Every figure on Edgework is pulled live from NHL’s public web API at api-web.nhle.com. The homepage leaderboards draw on the NHL EDGE tracking feed — the same puck-and-player tracking that powers broadcast graphics — while player profiles blend EDGE data with classic box-score stats.

League Leaders

The six leaderboard cards each call a dedicated EDGE “top-10” endpoint — skating speed, speed bursts, skating distance, shot speed, offensive-zone time and 5-on-5 save percentage. The six endpoints are fetched in parallel and normalized into one shape so the page can render them identically. Speed Bursts · 20+ MPH sums the 20–22 mph and 22 mph-plus tracking buckets for a true count at or above 20 mph.

Scoring Leaders

Top Forwards and Top Defensemen rank by points, split out of the league-wide scoring list.
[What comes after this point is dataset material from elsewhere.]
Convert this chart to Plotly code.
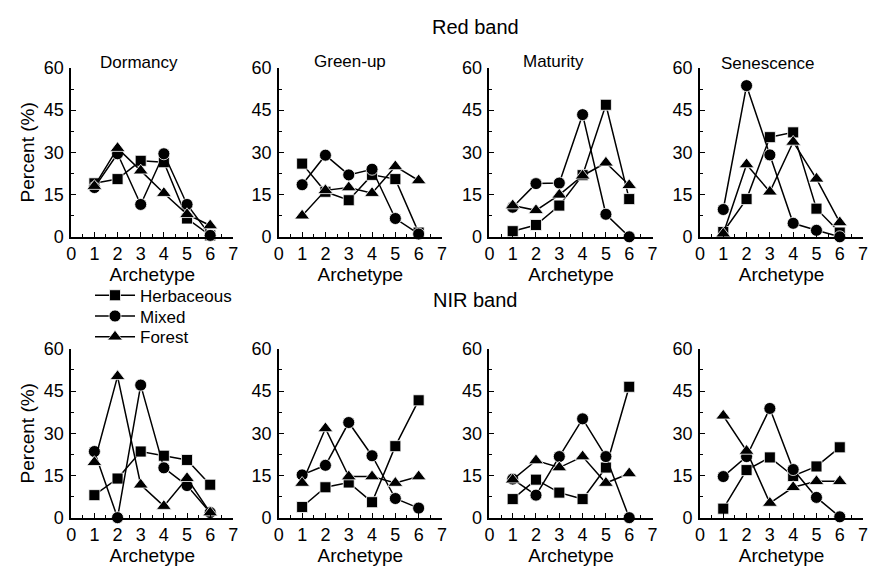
import plotly.graph_objects as go

archetype = [1, 2, 3, 4, 5, 6]
stages = ["Dormancy", "Green-up", "Maturity", "Senescence"]
bands = ["Red band", "NIR band"]
series_names = ["Herbaceous", "Mixed", "Forest"]
x_ticks = [0, 1, 2, 3, 4, 5, 6, 7]
y_ticks = [0, 15, 30, 45, 60]

# Red band: one list per stage (Dormancy, Green-up, Maturity, Senescence)
red_herbaceous = [
    [19, 20.5, 27, 26.5, 6.5, 0.5],
    [26, 16, 13, 22, 20.5, 1.5],
    [2, 4.2, 11.1, 21.9, 46.9, 13.4],
    [1.7, 13.4, 35.4, 37.1, 10, 1.5],
]
red_mixed = [
    [17.5, 29.5, 11.5, 29.5, 11.5, 0.5],
    [18.5, 29, 22, 24, 6.5, 1],
    [10.5, 18.9, 19.1, 43.4, 8, 0],
    [9.7, 53.7, 29.1, 4.8, 2.3, 0],
]
red_forest = [
    [18, 31.5, 23.5, 15.5, 8, 4],
    [7.5, 16.5, 17.5, 15.5, 25, 20],
    [11.1, 9.4, 14.9, 21.7, 26.3, 18.3],
    [1.1, 25.7, 16, 33.7, 20.6, 5.1],
]
# NIR band
nir_herbaceous = [
    [8, 13.9, 23.5, 22, 20.5, 11.7],
    [3.8, 10.8, 12.5, 5.5, 25.4, 41.7],
    [6.6, 13.5, 8.9, 6.6, 17.8, 46.5],
    [3.2, 16.9, 21.4, 14.8, 18.2, 25],
]
nir_mixed = [
    [23.5, 0, 47.1, 17.7, 11.4, 1.8],
    [15.2, 18.6, 33.8, 22, 6.8, 3.4],
    [13.7, 8, 21.7, 35.1, 21.7, 0],
    [14.6, 21.7, 38.8, 17.1, 7.2, 0.3],
]
nir_forest = [
    [19.7, 50.2, 11.7, 4.1, 14, 1.8],
    [12.3, 31.7, 14.6, 14.6, 12.3, 14.6],
    [13.5, 20.3, 17.8, 21.7, 12.3, 15.7],
    [36.2, 23.7, 5.2, 10.8, 12.9, 12.9],
]

W, H = 874, 574
col_px = [(67, 231), (277, 442), (490, 655), (703, 868)]
row_px = [(60, 235), (351, 526)]
symbols = ["square", "circle", "triangle-up"]
sizes = [11, 12, 13]
legend_ids = ["legend", "legend2", "legend3"]
legend_y_px = [296, 317.5, 339]
FONT = "Liberation Sans, Arial, sans-serif"

band_data = [
    [red_herbaceous, red_mixed, red_forest],
    [nir_herbaceous, nir_mixed, nir_forest],
]

fig = go.Figure()
layout = {}
for r in range(2):
    for c in range(4):
        n = r * 4 + c + 1
        xa = "x" if n == 1 else f"x{n}"
        ya = "y" if n == 1 else f"y{n}"
        for s in range(3):
            fig.add_trace(go.Scatter(
                x=archetype, y=band_data[r][s][c],
                xaxis=xa, yaxis=ya,
                mode="lines+markers",
                name=series_names[s],
                legend=legend_ids[s],
                showlegend=(n == 1),
                line=dict(color="black", width=1.5),
                marker=dict(symbol=symbols[s], size=sizes[s], color="black",
                            line=dict(color="white", width=0.8)),
                cliponaxis=False,
            ))
        x0, x1 = col_px[c]
        y0, y1 = row_px[r]
        layout[f"xaxis{'' if n == 1 else n}"] = dict(
            domain=[x0 / W, x1 / W], anchor=ya, range=[0, 7],
            tickvals=x_ticks, ticks="inside", ticklen=5, tickwidth=1.2,
            tickcolor="black", showline=True, linecolor="black", linewidth=1.5,
            showgrid=False, zeroline=False, ticklabelstandoff=0,
            tickfont=dict(family=FONT, size=18, color="black"),
            minor=dict(dtick=0.5, ticks="inside", ticklen=3, tickcolor="black", tickwidth=1),
            title=dict(text="Archetype", font=dict(family=FONT, size=19, color="black"), standoff=0),
        )
        layout[f"yaxis{'' if n == 1 else n}"] = dict(
            domain=[1 - y1 / H, 1 - y0 / H], anchor=xa, range=[0, 60],
            tickvals=y_ticks, ticks="inside", ticklen=5, tickwidth=1.2,
            tickcolor="black", showline=True, linecolor="black", linewidth=1.5,
            showgrid=False, zeroline=False, ticklabelstandoff=2,
            tickfont=dict(family=FONT, size=18, color="black"),
            minor=dict(dtick=7.5, ticks="inside", ticklen=3, tickcolor="black", tickwidth=1),
            title=dict(text="Percent (%)" if c == 0 else "",
                       font=dict(family=FONT, size=19, color="black"), standoff=4),
        )

for s, lid in enumerate(legend_ids):
    layout[lid] = dict(x=86 / W, y=1 - legend_y_px[s] / H, xanchor="left", yanchor="middle",
                       font=dict(family=FONT, size=17, color="black"),
                       bgcolor="rgba(0,0,0,0)", itemwidth=40)

annotations = []
for r, band in enumerate(bands):
    annotations.append(dict(text=band, x=476 / W, y=1 - (18 if r == 0 else 300) / H,
                            xref="paper", yref="paper", showarrow=False,
                            font=dict(family=FONT, size=20, color="black"),
                            xanchor="center", yanchor="middle"))
title_pos = [(136, 54), (349, 53), (555, 53), (772, 55)]
for c, st in enumerate(stages):
    annotations.append(dict(text=st, x=title_pos[c][0] / W, y=1 - title_pos[c][1] / H,
                            xref="paper", yref="paper", showarrow=False,
                            font=dict(family=FONT, size=17, color="black"),
                            xanchor="center", yanchor="middle"))

fig.update_layout(
    width=W, height=H, margin=dict(l=0, r=0, t=0, b=0),
    paper_bgcolor="white", plot_bgcolor="white",
    annotations=annotations,
    showlegend=True,
    **layout,
)
fig.write_html("out.html")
Top Goalies ranks by wins: goals saved above expected(GSAx) is the metric we’d prefer, but it requires an expected-goals model that NHL does not publish through the public API.

Known Gaps

NHL does not expose public top-10 leaderboards for shots on goal or high-danger shots — that tracking data lives only on individual player pages. As a result those two leaderboards are not shown here. Anything we cannot source cleanly is left out rather than estimated.

Freshness

Leaderboard data is cached for one hour; player profiles are cached for twelve. The “last refreshed” timestamp in the footer marks when the homepage last regenerated.